Step 4: Registration with ACRA
We handle the entire registration process through the BizFile+ portal, from submitting your application and paying the nominal fee to ensuring you receive your incorporation confirmation and unique entity number (UEN) from ACRA.
Step 5: Post-Registration Formalities
After registration, we will assist with:
- Opening a corporate bank account.
- Applying for necessary licences and permits.
- Registering for GST if your turnover meets the threshold.
Step 6: Ongoing Compliance
We continue to support your business by keeping you updated on regulatory requirements, helping with annual filings with ACRA and IRAS, and ensuring compliance with corporate governance norms like holding Annual General Meetings (AGMs).
Regulatory and Compliance Obligations
The regulatory landscape for Variable Capital Companies (VCCs) in Singapore is robust and designed to uphold high standards of financial integrity and transparency. This is crucial as VCCs are a relatively new addition to Singapore’s financial sector, offering a flexible structure for investment funds.
The regulatory framework includes strict financial reporting requirements, mandatory audits, and comprehensive anti-money laundering (AML) protocols. Each VCC must adhere to the Singapore Financial Reporting Standards (SFRS) for clarity and consistency in financial disclosures. This ensures that all financial statements accurately reflect the fund’s condition and operations, which is vital for investor confidence and regulatory compliance.

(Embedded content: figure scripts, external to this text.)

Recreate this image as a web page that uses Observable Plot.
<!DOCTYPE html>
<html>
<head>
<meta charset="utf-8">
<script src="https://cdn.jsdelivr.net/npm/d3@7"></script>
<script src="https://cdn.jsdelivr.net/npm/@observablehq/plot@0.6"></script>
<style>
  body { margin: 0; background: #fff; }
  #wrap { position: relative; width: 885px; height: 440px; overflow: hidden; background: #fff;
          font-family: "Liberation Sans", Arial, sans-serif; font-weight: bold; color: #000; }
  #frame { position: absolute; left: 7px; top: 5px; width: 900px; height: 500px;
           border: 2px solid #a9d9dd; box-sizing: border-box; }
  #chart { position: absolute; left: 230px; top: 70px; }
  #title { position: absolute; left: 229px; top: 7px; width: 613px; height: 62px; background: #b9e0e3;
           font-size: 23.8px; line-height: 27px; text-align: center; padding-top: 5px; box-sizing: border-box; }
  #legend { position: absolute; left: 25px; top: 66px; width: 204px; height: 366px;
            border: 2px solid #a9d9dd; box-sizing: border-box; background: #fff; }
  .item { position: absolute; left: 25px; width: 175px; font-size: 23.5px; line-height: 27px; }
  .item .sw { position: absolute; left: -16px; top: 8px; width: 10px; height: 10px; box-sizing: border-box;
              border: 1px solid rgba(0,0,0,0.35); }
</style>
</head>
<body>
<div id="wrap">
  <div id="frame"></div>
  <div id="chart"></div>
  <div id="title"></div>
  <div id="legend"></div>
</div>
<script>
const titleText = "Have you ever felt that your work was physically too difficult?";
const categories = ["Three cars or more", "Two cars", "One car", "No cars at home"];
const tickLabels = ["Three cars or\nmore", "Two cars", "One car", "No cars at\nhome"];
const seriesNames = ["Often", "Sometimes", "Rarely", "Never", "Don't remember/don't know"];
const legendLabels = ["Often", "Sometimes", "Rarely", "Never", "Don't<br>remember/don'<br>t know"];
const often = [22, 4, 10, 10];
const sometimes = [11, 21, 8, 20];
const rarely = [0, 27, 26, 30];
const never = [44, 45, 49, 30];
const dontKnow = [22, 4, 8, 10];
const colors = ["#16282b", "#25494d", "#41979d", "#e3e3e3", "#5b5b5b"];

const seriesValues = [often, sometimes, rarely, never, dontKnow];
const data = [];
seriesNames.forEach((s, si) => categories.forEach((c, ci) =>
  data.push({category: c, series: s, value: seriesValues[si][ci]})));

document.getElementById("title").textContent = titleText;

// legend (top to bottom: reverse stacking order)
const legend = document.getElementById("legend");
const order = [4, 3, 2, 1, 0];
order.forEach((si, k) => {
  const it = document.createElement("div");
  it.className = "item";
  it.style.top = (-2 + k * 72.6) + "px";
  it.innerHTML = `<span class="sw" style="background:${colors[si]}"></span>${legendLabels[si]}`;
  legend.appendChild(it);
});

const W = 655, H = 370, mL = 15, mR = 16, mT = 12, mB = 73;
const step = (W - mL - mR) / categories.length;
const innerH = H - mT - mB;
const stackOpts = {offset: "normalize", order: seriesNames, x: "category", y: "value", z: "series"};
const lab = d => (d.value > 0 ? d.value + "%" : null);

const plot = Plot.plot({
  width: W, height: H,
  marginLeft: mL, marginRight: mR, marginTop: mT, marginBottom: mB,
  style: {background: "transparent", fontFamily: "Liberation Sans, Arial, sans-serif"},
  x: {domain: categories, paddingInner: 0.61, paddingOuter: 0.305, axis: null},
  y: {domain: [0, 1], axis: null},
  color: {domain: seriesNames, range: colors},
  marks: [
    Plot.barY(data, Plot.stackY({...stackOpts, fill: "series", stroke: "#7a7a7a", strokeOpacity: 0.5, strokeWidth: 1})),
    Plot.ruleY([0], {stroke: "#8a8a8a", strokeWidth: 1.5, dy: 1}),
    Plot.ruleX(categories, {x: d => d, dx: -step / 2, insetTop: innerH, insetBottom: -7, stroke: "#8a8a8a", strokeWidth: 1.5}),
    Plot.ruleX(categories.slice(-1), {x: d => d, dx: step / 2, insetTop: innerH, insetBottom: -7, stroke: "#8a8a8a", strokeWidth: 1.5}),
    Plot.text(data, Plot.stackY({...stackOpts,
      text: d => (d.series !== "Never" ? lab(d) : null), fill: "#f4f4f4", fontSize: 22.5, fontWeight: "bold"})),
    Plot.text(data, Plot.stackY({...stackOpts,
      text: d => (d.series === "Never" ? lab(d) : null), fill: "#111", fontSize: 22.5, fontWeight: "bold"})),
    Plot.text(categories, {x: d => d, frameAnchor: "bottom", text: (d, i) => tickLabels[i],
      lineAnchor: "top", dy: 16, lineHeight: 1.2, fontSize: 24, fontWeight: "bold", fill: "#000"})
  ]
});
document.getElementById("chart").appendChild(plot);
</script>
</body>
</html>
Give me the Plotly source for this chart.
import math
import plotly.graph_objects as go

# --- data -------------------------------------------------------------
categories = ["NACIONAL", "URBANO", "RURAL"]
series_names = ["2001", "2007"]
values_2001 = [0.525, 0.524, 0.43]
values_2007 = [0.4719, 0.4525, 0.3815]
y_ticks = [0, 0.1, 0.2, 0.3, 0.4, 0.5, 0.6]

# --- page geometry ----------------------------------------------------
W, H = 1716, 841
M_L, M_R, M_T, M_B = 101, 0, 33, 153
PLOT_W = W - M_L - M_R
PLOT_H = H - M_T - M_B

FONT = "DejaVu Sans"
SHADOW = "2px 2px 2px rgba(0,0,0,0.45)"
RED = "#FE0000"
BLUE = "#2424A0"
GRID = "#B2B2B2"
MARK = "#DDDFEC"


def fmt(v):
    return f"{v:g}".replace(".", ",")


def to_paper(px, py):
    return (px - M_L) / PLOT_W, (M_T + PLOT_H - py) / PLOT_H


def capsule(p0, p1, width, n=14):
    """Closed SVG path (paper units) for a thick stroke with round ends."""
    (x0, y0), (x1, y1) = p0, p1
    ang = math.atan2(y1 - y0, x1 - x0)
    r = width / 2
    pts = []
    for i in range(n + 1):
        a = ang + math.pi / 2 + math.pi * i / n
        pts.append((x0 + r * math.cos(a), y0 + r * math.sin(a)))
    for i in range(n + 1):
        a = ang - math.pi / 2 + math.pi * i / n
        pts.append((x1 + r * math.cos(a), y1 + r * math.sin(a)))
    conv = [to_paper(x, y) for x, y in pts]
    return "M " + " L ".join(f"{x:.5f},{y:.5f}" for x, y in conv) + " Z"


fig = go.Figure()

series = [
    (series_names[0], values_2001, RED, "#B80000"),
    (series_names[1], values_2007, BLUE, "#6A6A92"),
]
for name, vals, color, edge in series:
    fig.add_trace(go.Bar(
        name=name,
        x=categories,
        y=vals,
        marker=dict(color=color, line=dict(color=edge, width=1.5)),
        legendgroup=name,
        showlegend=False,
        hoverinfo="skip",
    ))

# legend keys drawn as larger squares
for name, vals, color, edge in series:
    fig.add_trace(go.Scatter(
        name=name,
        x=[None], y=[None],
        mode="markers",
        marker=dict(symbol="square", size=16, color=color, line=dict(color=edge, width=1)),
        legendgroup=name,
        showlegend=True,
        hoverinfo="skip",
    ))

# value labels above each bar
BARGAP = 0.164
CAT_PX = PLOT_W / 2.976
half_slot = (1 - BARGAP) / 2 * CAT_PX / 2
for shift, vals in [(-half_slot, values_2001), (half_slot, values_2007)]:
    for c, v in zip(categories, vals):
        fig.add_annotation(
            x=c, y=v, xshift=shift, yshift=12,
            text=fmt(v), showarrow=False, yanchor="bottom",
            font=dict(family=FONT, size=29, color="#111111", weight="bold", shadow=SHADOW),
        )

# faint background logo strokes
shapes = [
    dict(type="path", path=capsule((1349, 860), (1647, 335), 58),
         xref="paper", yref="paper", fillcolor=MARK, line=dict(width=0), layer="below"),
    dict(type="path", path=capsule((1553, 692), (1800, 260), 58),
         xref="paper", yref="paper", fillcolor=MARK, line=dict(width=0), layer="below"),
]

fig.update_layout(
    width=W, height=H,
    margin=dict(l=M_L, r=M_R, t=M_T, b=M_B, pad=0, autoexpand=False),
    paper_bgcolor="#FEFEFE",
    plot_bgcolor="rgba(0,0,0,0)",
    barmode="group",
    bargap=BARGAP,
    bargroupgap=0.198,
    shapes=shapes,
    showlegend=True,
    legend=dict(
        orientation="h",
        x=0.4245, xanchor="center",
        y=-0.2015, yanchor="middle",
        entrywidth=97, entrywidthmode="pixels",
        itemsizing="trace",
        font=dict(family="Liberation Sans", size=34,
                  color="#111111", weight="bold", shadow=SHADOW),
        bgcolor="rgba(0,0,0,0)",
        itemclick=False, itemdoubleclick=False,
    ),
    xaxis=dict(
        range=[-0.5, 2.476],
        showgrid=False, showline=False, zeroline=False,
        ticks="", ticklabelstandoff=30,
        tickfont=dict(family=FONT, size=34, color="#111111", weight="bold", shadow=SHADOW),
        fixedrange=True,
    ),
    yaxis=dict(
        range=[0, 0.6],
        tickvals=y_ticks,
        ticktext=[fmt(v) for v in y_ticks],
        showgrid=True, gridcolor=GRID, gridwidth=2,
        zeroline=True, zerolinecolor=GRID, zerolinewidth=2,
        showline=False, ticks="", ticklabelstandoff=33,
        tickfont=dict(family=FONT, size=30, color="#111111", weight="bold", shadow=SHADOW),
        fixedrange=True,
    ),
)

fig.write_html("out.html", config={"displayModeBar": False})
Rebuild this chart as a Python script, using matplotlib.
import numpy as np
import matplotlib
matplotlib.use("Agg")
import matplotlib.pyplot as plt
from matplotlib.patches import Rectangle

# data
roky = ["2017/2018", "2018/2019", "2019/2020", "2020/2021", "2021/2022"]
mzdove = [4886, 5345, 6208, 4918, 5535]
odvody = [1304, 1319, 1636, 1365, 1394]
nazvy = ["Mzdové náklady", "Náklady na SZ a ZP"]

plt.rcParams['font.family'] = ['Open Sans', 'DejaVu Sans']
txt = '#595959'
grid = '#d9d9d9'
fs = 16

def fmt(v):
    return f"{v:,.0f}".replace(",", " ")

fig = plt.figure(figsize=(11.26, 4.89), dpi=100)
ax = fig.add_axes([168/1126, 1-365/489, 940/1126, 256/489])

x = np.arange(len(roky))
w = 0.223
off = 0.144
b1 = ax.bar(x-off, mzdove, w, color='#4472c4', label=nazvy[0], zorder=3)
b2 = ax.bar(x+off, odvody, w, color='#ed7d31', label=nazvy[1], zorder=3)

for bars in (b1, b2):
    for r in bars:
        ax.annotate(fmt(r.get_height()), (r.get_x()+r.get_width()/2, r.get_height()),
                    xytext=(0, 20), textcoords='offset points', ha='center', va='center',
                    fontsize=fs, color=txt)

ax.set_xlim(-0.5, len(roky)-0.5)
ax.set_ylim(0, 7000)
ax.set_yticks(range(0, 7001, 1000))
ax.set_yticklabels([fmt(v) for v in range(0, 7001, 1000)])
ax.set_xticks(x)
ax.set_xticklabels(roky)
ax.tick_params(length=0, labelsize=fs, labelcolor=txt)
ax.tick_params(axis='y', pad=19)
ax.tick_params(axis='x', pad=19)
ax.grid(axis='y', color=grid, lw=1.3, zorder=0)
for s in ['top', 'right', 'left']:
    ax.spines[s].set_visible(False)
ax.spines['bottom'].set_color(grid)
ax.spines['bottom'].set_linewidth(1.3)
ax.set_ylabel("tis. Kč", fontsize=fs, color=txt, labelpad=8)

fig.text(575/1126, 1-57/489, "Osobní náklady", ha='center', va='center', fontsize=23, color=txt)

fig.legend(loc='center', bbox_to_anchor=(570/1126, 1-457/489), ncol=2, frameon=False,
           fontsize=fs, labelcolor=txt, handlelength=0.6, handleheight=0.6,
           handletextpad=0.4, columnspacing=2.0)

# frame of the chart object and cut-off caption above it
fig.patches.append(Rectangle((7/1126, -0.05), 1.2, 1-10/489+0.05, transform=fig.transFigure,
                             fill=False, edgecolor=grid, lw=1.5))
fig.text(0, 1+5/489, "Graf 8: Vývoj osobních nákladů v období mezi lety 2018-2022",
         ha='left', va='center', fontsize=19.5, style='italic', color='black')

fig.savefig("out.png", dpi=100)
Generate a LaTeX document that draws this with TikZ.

Regular audits by accredited auditors are another key requirement. These audits validate the accuracy of financial statements and help maintain transparency, further building investor trust and ensuring that the VCC operates in line with legal and regulatory expectations.
Moreover, the rigorous AML measures that VCCs must implement underscore Singapore’s commitment to combating financial crime. These measures require VCCs to have effective systems in place to detect, deter, and report potential money laundering activities. Such protocols are essential not only for compliance but also for protecting the financial system and maintaining the high reputation of Singapore’s financial sector.
Overall, these regulations ensure that VCCs operate efficiently and transparently, maintaining their credibility and appeal in the competitive international fund management arena. Compliance is more than just meeting legal requirements; it’s about building a foundation of trust and reliability that is critical for long-term success.